While heads of financial markets may not fully understand the world's economic crisis, a panel of Indiana University economists will come together to analyze it for the rest of us.

"We're economists. This is our job," IU economics professor Eric Leeper said of communicating to the public the deeper meaning behind the headlines of the day.

Leeper put together a group of IU finance and economics professors and alums to speak on several facets of the economy during an open discussion. The panel talk is April 3 from 2 to 4 p.m. in room 100 of Woodburn Hall. Topics include some causes of the economic slump, a look at policy responses to the meltdown, a forecast of what's to come, and some historical perspective on this recession.

"People have short memories," Leeper said. A look at recent recessions may put our current situation in perspective, he said.

One block to making sense of the financial crisis is people's anger, Leeper said. The nation has been sidetracked by the furor over AIG's bonuses to its employees, for example.

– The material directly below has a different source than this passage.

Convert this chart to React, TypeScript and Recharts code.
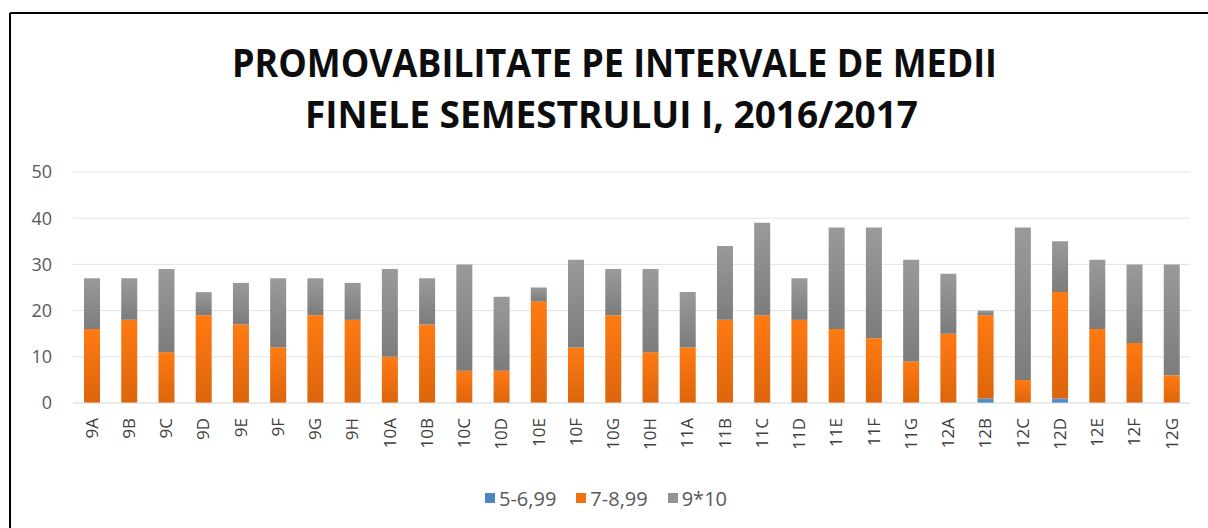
import React from "react";
import { BarChart, Bar, XAxis, YAxis, CartesianGrid, Legend } from "recharts";

const classes = [
  "9A", "9B", "9C", "9D", "9E", "9F", "9G", "9H",
  "10A", "10B", "10C", "10D", "10E", "10F", "10G", "10H",
  "11A", "11B", "11C", "11D", "11E", "11F", "11G",
  "12A", "12B", "12C", "12D", "12E", "12F", "12G",
];
// 5-6,99
const low = [
  0, 0, 0, 0, 0, 0, 0, 0,
  0, 0, 0, 0, 0, 0, 0, 0,
  0, 0, 0, 0, 0, 0, 0,
  0, 1, 0, 1, 0, 0, 0,
];
// 7-8,99
const mid = [
  16, 18, 11, 19, 17, 12, 19, 18,
  10, 17, 7, 7, 22, 12, 19, 11,
  12, 18, 19, 18, 16, 14, 9,
  15, 18, 5, 23, 16, 13, 6,
];
// 9*10
const high = [
  11, 9, 18, 5, 9, 15, 8, 8,
  19, 10, 23, 16, 3, 19, 10, 18,
  12, 16, 20, 9, 22, 24, 22,
  13, 1, 33, 11, 15, 17, 24,
];
const yTicks = [0, 10, 20, 30, 40, 50];
const titleLines = [
  "PROMOVABILITATE PE INTERVALE DE MEDII",
  "FINELE SEMESTRULUI I, 2016/2017",
];

const data = classes.map((name, i) => ({
  name,
  low: low[i],
  mid: mid[i],
  high: high[i],
}));

const FONT = "'Open Sans', 'Noto Sans', sans-serif";

const legendItems = [
  { label: "5-6,99", color: "#4a86c8" },
  { label: "7-8,99", color: "#f0720f" },
  { label: "9*10", color: "#939393" },
];

const XTick = (props: any) => {
  const { x, y, payload } = props;
  return (
    <g transform={`translate(${x},${y})`}>
      <text
        x={0}
        y={0}
        dx={-7}
        dy="0.36em"
        transform="rotate(-90)"
        textAnchor="end"
        fontSize={17}
        fontFamily={FONT}
        fill="#404040"
      >
        {payload.value}
      </text>
    </g>
  );
};

const LegendBox = () => (
  <div
    style={{
      display: "flex",
      justifyContent: "center",
      alignItems: "center",
      gap: 20,
      fontFamily: FONT,
      fontSize: 20,
      color: "#595959",
      height: 30,
      paddingLeft: 22,
    }}
  >
    {legendItems.map((it) => (
      <div key={it.label} style={{ display: "flex", alignItems: "center", gap: 4 }}>
        <span style={{ width: 10, height: 10, background: it.color, display: "inline-block" }} />
        <span>{it.label}</span>
      </div>
    ))}
  </div>
);

export default function App() {
  return (
    <div style={{ position: "absolute", left: 0, top: 0, width: 1208, height: 528, overflow: "hidden", background: "#fff" }}>
      <svg width={1208} height={528} style={{ position: "absolute", left: 0, top: 0 }}>
        <line x1={10} y1={13} x2={1208} y2={13} stroke="#000" strokeWidth={2} />
        <line x1={10} y1={13} x2={10} y2={528} stroke="#000" strokeWidth={2} />
        <text x={232} y={77} textLength={765} lengthAdjust="spacingAndGlyphs" fontFamily={FONT} fontWeight={700} fontSize={39} fill="#0d0d0d">
          {titleLines[0]}
        </text>
        <text x={305} y={128} textLength={613} lengthAdjust="spacingAndGlyphs" fontFamily={FONT} fontWeight={700} fontSize={38} fill="#0d0d0d">
          {titleLines[1]}
        </text>
      </svg>
      <div style={{ position: "absolute", left: 0, top: 0 }}>
        <BarChart
          width={1208}
          height={528}
          data={data}
          margin={{ top: 172, right: 18, left: 0, bottom: 15 }}
          barSize={16}
        >
          <defs>
            <linearGradient id="gOrange" x1="0" y1="0" x2="0" y2="1">
              <stop offset="0%" stopColor="#ff7a12" />
              <stop offset="100%" stopColor="#dc650c" />
            </linearGradient>
            <linearGradient id="gGray" x1="0" y1="0" x2="0" y2="1">
              <stop offset="0%" stopColor="#9a9a9a" />
              <stop offset="100%" stopColor="#7c7c7c" />
            </linearGradient>
            <linearGradient id="gBlue" x1="0" y1="0" x2="0" y2="1">
              <stop offset="0%" stopColor="#5b9bd5" />
              <stop offset="100%" stopColor="#3f7fbf" />
            </linearGradient>
          </defs>
          <CartesianGrid vertical={false} stroke="#e3e3e3" />
          <XAxis
            dataKey="name"
            interval={0}
            height={80}
            tick={<XTick />}
            tickLine={false}
            axisLine={{ stroke: "#e3e3e3" }}
          />
          <YAxis
            domain={[0, 50]}
            ticks={yTicks}
            width={73}
            tickLine={false}
            axisLine={false}
            tickMargin={15}
            tick={{ fontSize: 18, fill: "#595959", fontFamily: FONT }}
          />
          <Legend verticalAlign="bottom" height={30} content={<LegendBox />} />
          <Bar dataKey="low" name="5-6,99" stackId="a" fill="url(#gBlue)" isAnimationActive={false} />
          <Bar dataKey="mid" name="7-8,99" stackId="a" fill="url(#gOrange)" isAnimationActive={false} />
          <Bar dataKey="high" name="9*10" stackId="a" fill="url(#gGray)" isAnimationActive={false} />
        </BarChart>
      </div>
    </div>
  );
}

"We've lost sight of the point. I understand the anger," he said. But people need to get past emotions to focus on what's important, he said: Financial markets have to get back to stability and banks have to make loans. The economy relies on banks doing what banks do, he said -- making loans.

A person with extra income, due to tax cuts or a job saved or created by the stimulus package, would ideally spend some and put the rest in the bank, Leeper said. The bank would then, ideally, turn that money into a small business loan.

Some of the Federal Reserve's responses to the crisis have been unconventional and effective in making this happen, Leeper said. It has lowered interest rates to nearly zero and has bought private assets.

"I think we're seeing that financial markets are less seized up. Some loans are being made."

A paradox here, he said, is that the economy also depends on people not saving their money. The government encourages people to buy stuff, and lower interest rates are an incentive to save less.

Asked what people can do as this financial crisis plays out, Leeper said, "One thing that Americans can do is not panic. Remember to take the long view, if you can."